Alexander’s Feast fuses the expansiveness and heroic-tragic drama of oratorio with the musical economy of an ode. S.W. Bennett elaborates:
It is an almost symphonic conception which can be said to consist of five movements, each combining recitative, aria and chorus. The first expatiates on the mood of a happy celebration. The second is tragic. The third is sensuously lyrical. The fourth is in a mood of dramatic unrest. The fifth is a resolution of conflict in a grand and transcendental joy.
The dramatic unrest to which Bennett refers begins Part II where Alexander is awoken and fired with great “zeal to destroy.” Handel may now be accused of treating the sense of Dryden’s text rather freely, in order to build up his glorious finale and, perhaps more importantly, soften the violent, war-like mood. The tranquil and lovely soprano aria and chorus, “Thais led the way” hardly evokes the “firing” of “another Troy,” but is, rather, a beautiful lilting melody that works against the text. This is not a mistake on Handel’s part, but a calculated choice for the kind of emotions he wants to arouse, or quell.

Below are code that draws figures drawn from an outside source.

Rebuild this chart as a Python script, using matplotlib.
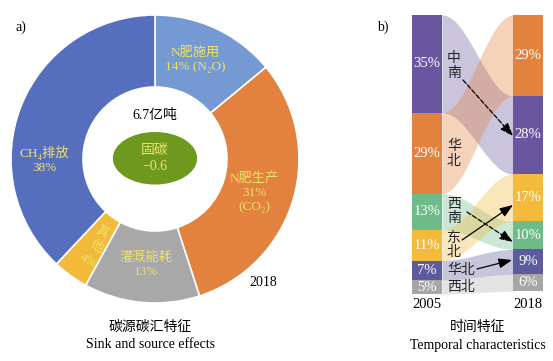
import matplotlib
matplotlib.use("Agg")
import matplotlib.pyplot as plt
import numpy as np
from matplotlib.patches import Ellipse

plt.rcParams['font.family'] = ['Liberation Serif', 'Noto Sans CJK SC', 'DejaVu Sans']

# ---------------- data ----------------
# Panel a: carbon source shares (clockwise from top)
src_labels = ['N肥施用\n14% (N₂O)', 'N肥生产\n31%\n(CO₂)', '灌溉能耗\n13%', '其\n他\n4%', 'CH₄排放\n38%']
src_values = [14, 31, 13, 4, 38]
src_colors = ['#7499D3', '#E3823E', '#A8A8A8', '#F2B93A', '#566EBE']
total_text = '6.7亿吨'
sink_text = '固碳\n−0.6'
year_a = '2018'

# Panel b: regional shares
regions_2005 = ['中南', '华北', '西南', '东北', '华北', '西北']
share_2005 = [35, 29, 13, 11, 7, 5]
# order of the same regions (index into regions_2005) in 2018 bar, top->bottom
order_2018 = [1, 0, 3, 2, 4, 5]
share_2018 = [29, 28, 17, 10, 9, 6]   # values in 2018 order
region_colors = ['#6A56A0', '#E3823E', '#6DBB88', '#F3BA3C', '#5D5B9D', '#A6A6A6']
years_b = ['2005', '2018']

W, H = 553, 361
fig = plt.figure(figsize=(W / 100, H / 100), dpi=100)
fig.patch.set_facecolor('white')

TXT = '#EDE36A'
FSA = 9.5    # donut labels
FST = 10     # titles
FSB = 10.5   # panel b numbers

# ---------------- panel a ----------------
cx, cy, R = 155, 159, 144
ax = fig.add_axes([(cx - R) / W, (H - cy - R) / H, 2 * R / W, 2 * R / H])
ax.pie(src_values, colors=src_colors, startangle=90, counterclock=False, radius=1.0,
       wedgeprops=dict(width=0.5, edgecolor='white', linewidth=1.2))
ax.set_xlim(-1, 1)
ax.set_ylim(-1, 1)
ax.axis('off')
ax.add_patch(Ellipse((0, 0.005), 0.585, 0.365, facecolor='#6F991E', edgecolor='none'))
ax.text(0, 0.005, sink_text, ha='center', va='center', color=TXT, fontsize=FST, linespacing=1.25)
ax.text(0, 0.30, total_text, ha='center', va='center', color='black', fontsize=FST)
ax.text(0.75, -0.86, year_a, ha='center', va='center', color='black', fontsize=FST)

lab_pos = [(0.28, 0.69), (0.69, -0.235), (-0.06, -0.73), None, (-0.77, -0.005)]
for lab, pos in zip(src_labels, lab_pos):
    if pos is None:
        # rotated, stacked label of the small slice
        parts = lab.split('\n')
        pts = [(-0.368, -0.507), (-0.403, -0.611), (-0.465, -0.708)]
        for p, (x, y) in zip(parts, pts):
            ax.text(x, y, p, ha='center', va='center', color=TXT, fontsize=FSA,
                    rotation=-30, rotation_mode='anchor')
        continue
    x, y = pos
    ax.text(x, y, lab, ha='center', va='center', color=TXT, fontsize=FSA, linespacing=1.25)

fig.text(21 / W, 1 - 27 / H, 'a)', ha='center', va='center', fontsize=FST)
fig.text(150 / W, 1 - 327 / H, '碳源碳汇特征', ha='center', va='center', fontsize=FST)
fig.text(150 / W, 1 - 345 / H, 'Sink and source effects', ha='center', va='center', fontsize=FST)

# ---------------- panel b ----------------
bx0, bx1 = 427, 528          # bar centres (px)
unit = bx1 - bx0
bw = 30 / unit
top, bot = 15, 294
axb = fig.add_axes([(bx0 - 15) / W, (H - bot) / H, (unit + 30) / W, (bot - top) / H])
axb.set_xlim(-bw / 2, 1 + bw / 2)
axb.set_ylim(100, 0)
axb.axis('off')

# left bar
left_edges = np.concatenate([[0], np.cumsum(share_2005)[:-1]])
axb.bar([0] * 6, share_2005, bottom=left_edges, width=bw, color=region_colors, align='center')
for v, b in zip(share_2005, left_edges):
    axb.text(0, b + v / 2, f'{v}%', ha='center', va='center', color='white', fontsize=FSB)

# right bar
right_edges_o = np.concatenate([[0], np.cumsum(share_2018)[:-1]])
right_colors = [region_colors[i] for i in order_2018]
axb.bar([1] * 6, share_2018, bottom=right_edges_o, width=bw, color=right_colors, align='center')
for v, b in zip(share_2018, right_edges_o):
    axb.text(1, b + v / 2, f'{v}%', ha='center', va='center', color='white', fontsize=FSB)

# flows
xs = np.linspace(bw / 2, 1 - bw / 2, 200)
t = (xs - xs[0]) / (xs[-1] - xs[0])
s = (1 - np.cos(np.pi * t)) / 2
for k in range(6):
    j = order_2018.index(k)
    l0, l1 = left_edges[k], left_edges[k] + share_2005[k]
    r0, r1 = right_edges_o[j], right_edges_o[j] + share_2018[j]
    y0 = l0 + (r0 - l0) * s
    y1 = l1 + (r1 - l1) * s
    axb.fill_between(xs, y0, y1, color=region_colors[k], alpha=0.35 if k != 5 else 0.3,
                     linewidth=0)

# region labels
def px2x(px):
    return (px - bx0) / unit

def py2y(py):
    return (py - top) / (bot - top) * 100

lbl = [('中\n南', 447, 66), ('华\n北', 447, 154), ('西\n南', 447, 211.5), ('东\n北', 447, 245.5),
       ('华北', 447, 270), ('西北', 447, 287)]
for txt, px, py in lbl:
    axb.text(px2x(px), py2y(py), txt, ha='left', va='center', color='#222222', fontsize=FST,
             linespacing=1.15, clip_on=False)

arrows = [((463, 80), (513, 136), '--'), ((462, 240), (513, 205), '-'),
          ((467, 212), (513, 242), '--'), ((477, 269), (512, 260), '-')]
for (sx, sy), (ex, ey), ls in arrows:
    axb.annotate('', xy=(px2x(ex), py2y(ey)), xytext=(px2x(sx), py2y(sy)),
                 arrowprops=dict(arrowstyle='-|>,head_length=0.8,head_width=0.3', color='black',
                                 lw=0.9, linestyle=ls, shrinkA=0, shrinkB=0),
                 annotation_clip=False)

for i, yr in enumerate(years_b):
    axb.text(i, py2y(305), yr, ha='center', va='center', fontsize=FSB, clip_on=False)

fig.text(383 / W, 1 - 27 / H, 'b)', ha='center', va='center', fontsize=FST)
fig.text(478 / W, 1 - 327 / H, '时间特征', ha='center', va='center', fontsize=FST)
fig.text(478 / W, 1 - 345 / H, 'Temporal characteristics', ha='center', va='center', fontsize=FST)

fig.savefig('out.png', dpi=100)
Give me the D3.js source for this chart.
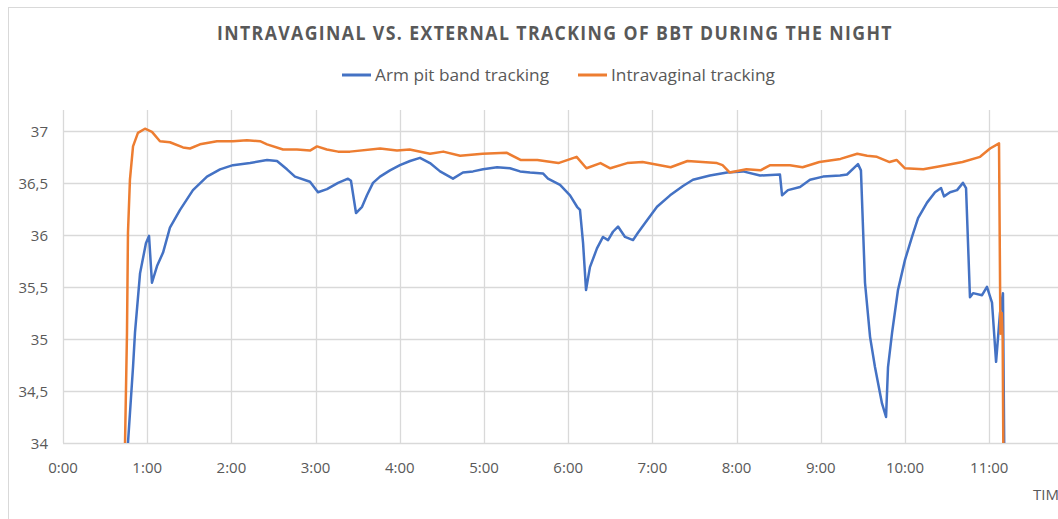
<!DOCTYPE html>
<meta charset="utf-8">
<script src="https://d3js.org/d3.v7.min.js"></script>
<style>
  body { margin: 0; background: #fff; }
  text { font-family: 'Open Sans', sans-serif; fill: #595959; }
</style>
<div id="my_dataviz"></div>
<script>
// minutes after 0:00 and temperature (°C)
var armMinutes = [45.5, 46.3, 49.9, 51.3, 54.9, 59.1, 61.3, 63.4, 67, 71.3, 76.2, 83.4, 92.6, 102.6, 111.9, 121.1,
  133.3, 145.4, 152.5, 159.6, 165.3, 176, 181.7, 188.1, 196, 203.1, 205.2, 208.8, 213.1, 216.6, 220.9, 225.9,
  233, 240.1, 247.3, 254.4, 261.5, 268.7, 277.9, 285, 292.2, 299.3, 309.3, 318.5, 325.7, 332.8, 342, 345.6,
  354.2, 361.3, 366.3, 368.4, 370.6, 372.7, 375.5, 380.5, 384.8, 388.4, 391.9, 395.5, 400.5, 406.2, 409.7,
  416.2, 423.3, 432.6, 441.8, 448.9, 461, 473.2, 484.6, 496.7, 510.9, 512.4, 516.6, 525.2, 532.3, 541.6,
  553.7, 558.7, 566.5, 568.6, 571.5, 575.1, 578.6, 583.6, 586.5, 587.9, 590.8, 595, 600, 605, 609.3, 615.7,
  621.4, 625.7, 627.8, 632.1, 637.1, 641.3, 643.5, 646.3, 648.5, 654.9, 658.4, 662, 664.9, 667.7, 669.8, 671.3];
var armTemps = [33, 34, 34.73, 35.06, 35.63, 35.92, 35.99, 35.54, 35.7, 35.83, 36.07, 36.24, 36.43, 36.56, 36.63, 36.67,
  36.69, 36.72, 36.71, 36.63, 36.56, 36.51, 36.41, 36.44, 36.5, 36.54, 36.52, 36.21, 36.27, 36.38, 36.5, 36.56,
  36.62, 36.67, 36.71, 36.74, 36.69, 36.61, 36.54, 36.6, 36.61, 36.63, 36.65, 36.64, 36.61, 36.6, 36.59, 36.54,
  36.48, 36.38, 36.27, 36.24, 35.92, 35.47, 35.69, 35.87, 35.98, 35.95, 36.03, 36.08, 35.98, 35.95, 36.02,
  36.14, 36.27, 36.38, 36.47, 36.53, 36.57, 36.6, 36.61, 36.57, 36.58, 36.38, 36.43, 36.46, 36.53, 36.56,
  36.57, 36.58, 36.68, 36.62, 35.54, 35.02, 34.73, 34.38, 34.25, 34.73, 35.06, 35.47, 35.76, 35.98, 36.16, 36.31,
  36.41, 36.45, 36.37, 36.41, 36.43, 36.5, 36.45, 35.4, 35.44, 35.42, 35.5, 35.35, 34.78, 35.25, 35.44, 33];

var vagMinutes = [43.5, 44.2, 45.6, 46.3, 47.7, 49.9, 53.4, 58.4, 63.4, 69.1, 76.2, 85.5, 90.5, 97.6, 109.7, 121.1,
  131.1, 140.4, 145.4, 156.8, 166.7, 176, 181, 188, 196, 204.5, 226, 238, 247, 261.5, 271, 283, 299, 316, 326,
  338, 353, 366, 373, 383, 390, 402, 413, 433, 445, 466, 470, 475, 487, 497, 504, 518, 527, 539, 554, 566, 573,
  580, 589, 594, 600, 613, 625, 641, 653.5, 660.6, 667, 668, 669, 669.6, 670.5];
var vagTemps = [33, 34, 35.06, 36.02, 36.53, 36.85, 36.98, 37.02, 36.99, 36.9, 36.89, 36.84, 36.83, 36.87, 36.9, 36.9,
  36.91, 36.9, 36.87, 36.82, 36.82, 36.81, 36.85, 36.82, 36.8, 36.8, 36.83, 36.81, 36.82, 36.78, 36.8, 36.76, 36.78, 36.79, 36.72,
  36.72, 36.69, 36.75, 36.64, 36.69, 36.64, 36.69, 36.7, 36.65, 36.71, 36.69, 36.67, 36.6, 36.63, 36.62, 36.67, 36.67, 36.65, 36.7, 36.73, 36.78, 36.76,
  36.75, 36.7, 36.72, 36.64, 36.63, 36.66, 36.7, 36.75, 36.83, 36.88, 35.05, 35.25, 35.0, 33];

var yTicks = [34, 34.5, 35, 35.5, 36, 36.5, 37];
var xTicks = [0, 60, 120, 180, 240, 300, 360, 420, 480, 540, 600, 660];
var seriesNames = ["Arm pit band tracking", "Intravaginal tracking"];
var seriesColors = ["#4472C4", "#ED7D31"];

var W = 1058, H = 519;
var margin = {top: 110, left: 63, bottom: 76};
var plotRight = 63 + 12 * 84.2;

var svg = d3.select("#my_dataviz").append("svg")
  .attr("width", W).attr("height", H);

svg.append("rect").attr("width", W).attr("height", H).attr("fill", "#fff");
// chart frame (runs off the right and bottom edge)
svg.append("rect")
  .attr("x", 8.5).attr("y", 7.5).attr("width", 1200).attr("height", 700)
  .attr("fill", "none").attr("stroke", "#D9D9D9");

var x = d3.scaleLinear().domain([0, 720]).range([margin.left, plotRight]);
var y = d3.scaleLinear().domain([34, 37.2]).range([H - margin.bottom, margin.top]);

// gridlines
svg.append("g").selectAll("line.h").data(yTicks).enter().append("line")
  .attr("x1", margin.left).attr("x2", plotRight)
  .attr("y1", function(d) { return Math.round(y(d)) + 0.5; })
  .attr("y2", function(d) { return Math.round(y(d)) + 0.5; })
  .attr("stroke", "#D9D9D9").attr("stroke-width", 1.3);
svg.append("g").selectAll("line.v").data(xTicks).enter().append("line")
  .attr("x1", function(d) { return Math.round(x(d)) + 0.5; })
  .attr("x2", function(d) { return Math.round(x(d)) + 0.5; })
  .attr("y1", y(37.2)).attr("y2", y(34))
  .attr("stroke", "#D9D9D9").attr("stroke-width", 1.3);

// axis labels
svg.append("g").selectAll("text").data(yTicks).enter().append("text")
  .attr("x", 48).attr("y", function(d) { return y(d) + 6; })
  .attr("text-anchor", "end").style("font-size", "15px")
  .text(function(d) { return String(d).replace(".", ","); });
svg.append("g").selectAll("text").data(xTicks).enter().append("text")
  .attr("x", function(d) { return x(d); }).attr("y", 473)
  .attr("text-anchor", "middle").style("font-size", "15px")
  .text(function(d) { return (d / 60) + ":00"; });
svg.append("text").attr("x", 1033).attr("y", 500)
  .style("font-size", "15px").text("TIME");

// lines
svg.append("clipPath").attr("id", "plotclip").append("rect")
  .attr("x", margin.left).attr("y", margin.top - 5)
  .attr("width", plotRight - margin.left).attr("height", y(34) - margin.top + 5);

var line = d3.line()
  .x(function(d) { return x(d[0]); })
  .y(function(d) { return y(d[1]); });

var series = [d3.zip(armMinutes, armTemps), d3.zip(vagMinutes, vagTemps)];
svg.append("g").attr("clip-path", "url(#plotclip)")
  .selectAll("path").data(series).enter().append("path")
  .attr("d", line)
  .attr("fill", "none")
  .attr("stroke", function(d, i) { return seriesColors[i]; })
  .attr("stroke-width", 2.5)
  .attr("stroke-linejoin", "round");

// title
svg.append("text")
  .attr("x", 217).attr("y", 40)
  .attr("textLength", 676).attr("lengthAdjust", "spacingAndGlyphs")
  .style("font-size", "19px").style("font-weight", "bold").style("letter-spacing", "1.5px")
  .text("INTRAVAGINAL VS. EXTERNAL TRACKING OF BBT DURING THE NIGHT");

// legend
var legendX = [342, 578], legendW = [174, 164];
seriesNames.forEach(function(name, i) {
  svg.append("line")
    .attr("x1", legendX[i]).attr("x2", legendX[i] + 29)
    .attr("y1", 75).attr("y2", 75)
    .attr("stroke", seriesColors[i]).attr("stroke-width", 3);
  svg.append("text")
    .attr("x", legendX[i] + 33).attr("y", 81)
    .attr("textLength", legendW[i]).attr("lengthAdjust", "spacingAndGlyphs")
    .style("font-size", "17px")
    .text(name);
});
</script>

Following this, text and music join hands again with the divine St. Cecilia’s appearance. By giving mortals the instrument of heavenly harmony – the organ – she extends the benefits of music beyond those influences which Timotheus exerted. A rousing double fugue concludes Dryden’s poem with “He raised a mortal to the skies,
she drew an Angel down.” This evocative image of Timotheus raising Alexander, creating the delusion of divine status, juxtaposed with St. Cecilia bringing an angel, or music, down from heaven supersedes humanity’s (Alexander’s) flawed nature, compelling Handel and his librettist to write a final chorus of praise extolling the virtues of harmony and love.